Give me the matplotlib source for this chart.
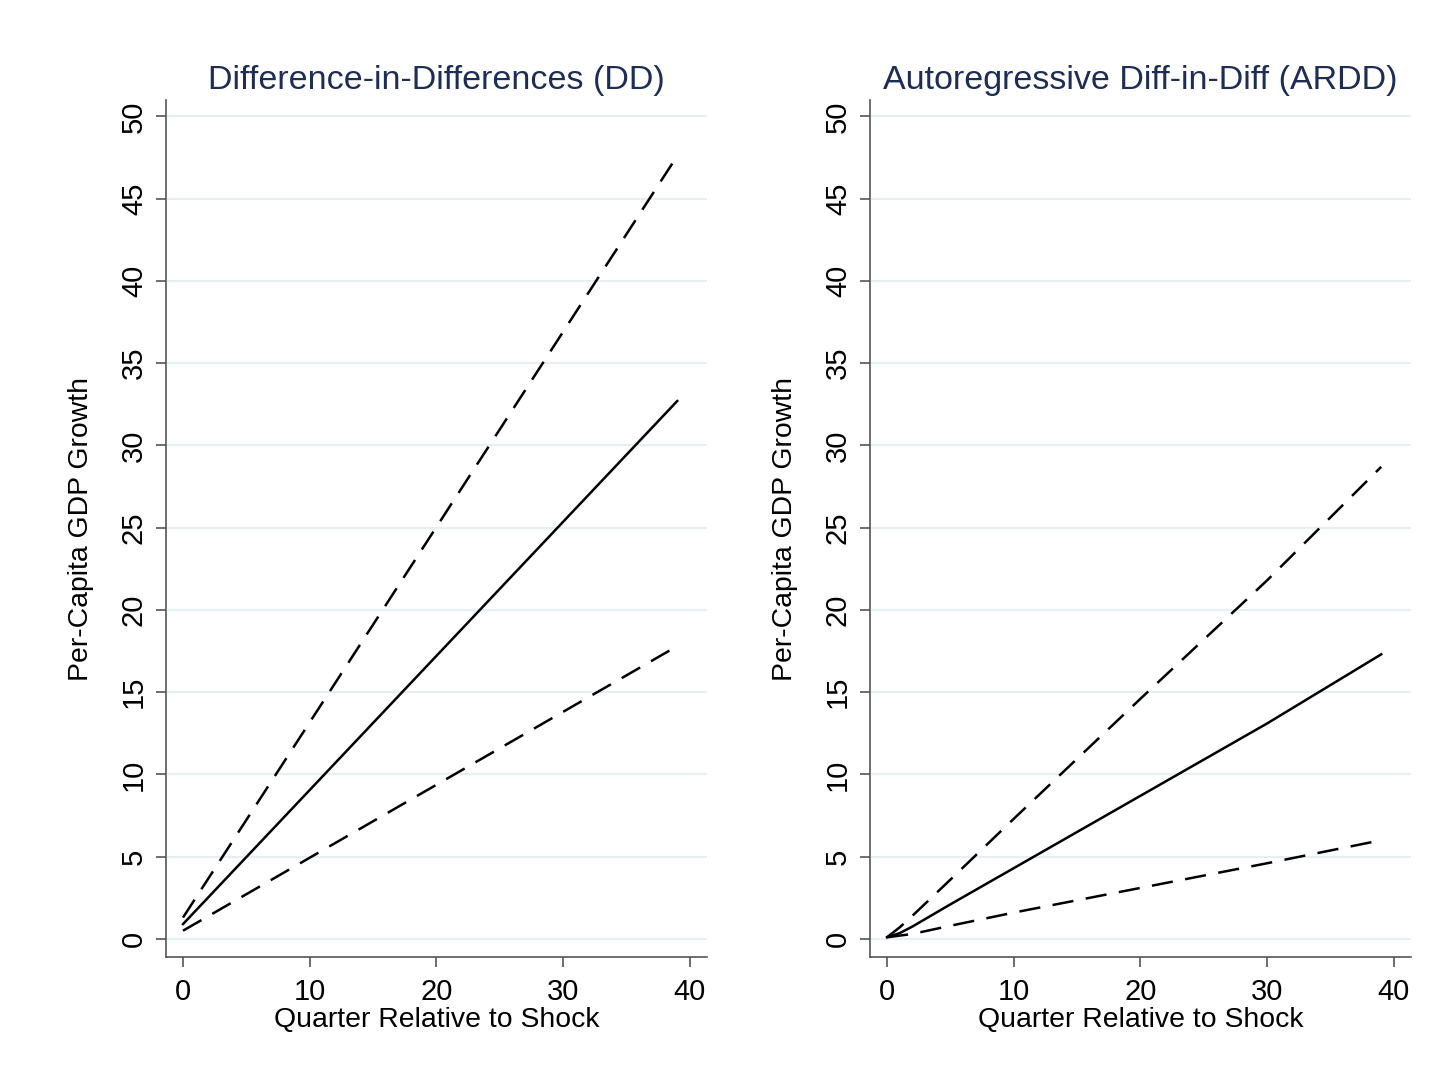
import matplotlib.pyplot as plt

### Data -----------------------------------------------------------------

# Difference-in-Differences (DD)
dd_quarter = [0, 39]
dd_est = [0.9, 32.7]
dd_upper = [1.3, 47.6]
dd_lower = [0.5, 17.8]

# Autoregressive Diff-in-Diff (ARDD)
ardd_quarter = [0, 1, 2, 5, 10, 20, 30, 39]
ardd_est = [0.1, 0.35, 0.75, 2.1, 4.3, 8.7, 13.1, 17.3]
ardd_upper = [0.1, 0.7, 1.4, 3.6, 7.3, 14.6, 21.8, 28.7]
ardd_lower = [0.1, 0.2, 0.3, 0.8, 1.6, 3.1, 4.6, 6.0]

titles = ["Difference-in-Differences (DD)", "Autoregressive Diff-in-Diff (ARDD)"]
xticks = [0, 10, 20, 30, 40]
yticks = [0, 5, 10, 15, 20, 25, 30, 35, 40, 45, 50]

### Figure ---------------------------------------------------------------

plt.rcParams["font.family"] = ["Liberation Sans", "DejaVu Sans"]

fig = plt.figure(figsize=(14.5, 10.81), dpi=100)
ax_dd = fig.add_axes([0.1145, 0.1147, 0.3731, 0.7928])
ax_ardd = fig.add_axes([0.6, 0.1147, 0.3731, 0.7928])

panels = [
    (ax_dd, dd_quarter, dd_est, dd_upper, dd_lower),
    (ax_ardd, ardd_quarter, ardd_est, ardd_upper, ardd_lower),
]

for i, (ax, q, est, up, lo) in enumerate(panels):
    ax.plot(q, est, color="black", lw=1.8, solid_joinstyle="round")
    ax.plot(q, up, color="black", lw=1.8, dashes=(8.5, 5))
    ax.plot(q, lo, color="black", lw=1.8, dashes=(8.5, 5))

    ax.set_xlim(-1.34, 41.35)
    ax.set_ylim(-1.1, 51.0)
    ax.set_xticks(xticks)
    ax.set_yticks(yticks)
    ax.yaxis.grid(True, color="#e6eff1", lw=1.6)
    ax.set_axisbelow(True)

    for side in ["top", "right"]:
        ax.spines[side].set_visible(False)
    for side in ["left", "bottom"]:
        ax.spines[side].set_color("#555555")
        ax.spines[side].set_linewidth(1.2)

    ax.tick_params(axis="both", direction="out", length=7, width=1.2,
                   color="#555555", labelsize=21)
    ax.tick_params(axis="x", pad=8)
    ax.tick_params(axis="y", pad=6)
    for lab in ax.get_yticklabels():
        lab.set_rotation(90)
        lab.set_va("center")

    ax.set_title(titles[i], fontsize=24.5, color="#1e2d55", pad=8)
    ax.set_xlabel("Quarter Relative to Shock", fontsize=20.4, labelpad=1)
    ax.set_ylabel("Per-Capita GDP Growth", fontsize=20.4, labelpad=19)

fig.savefig("out.png", dpi=100)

=== Exercise instructions ===
Repeat, word for word and with no pictures, only the lines running from the beginning of the data to the line that contains "dd_lower = [0.5, 17.8]".

=== Problem solution ===
Give me the matplotlib source for this chart.
import matplotlib.pyplot as plt

### Data -----------------------------------------------------------------

# Difference-in-Differences (DD)
dd_quarter = [0, 39]
dd_est = [0.9, 32.7]
dd_upper = [1.3, 47.6]
dd_lower = [0.5, 17.8]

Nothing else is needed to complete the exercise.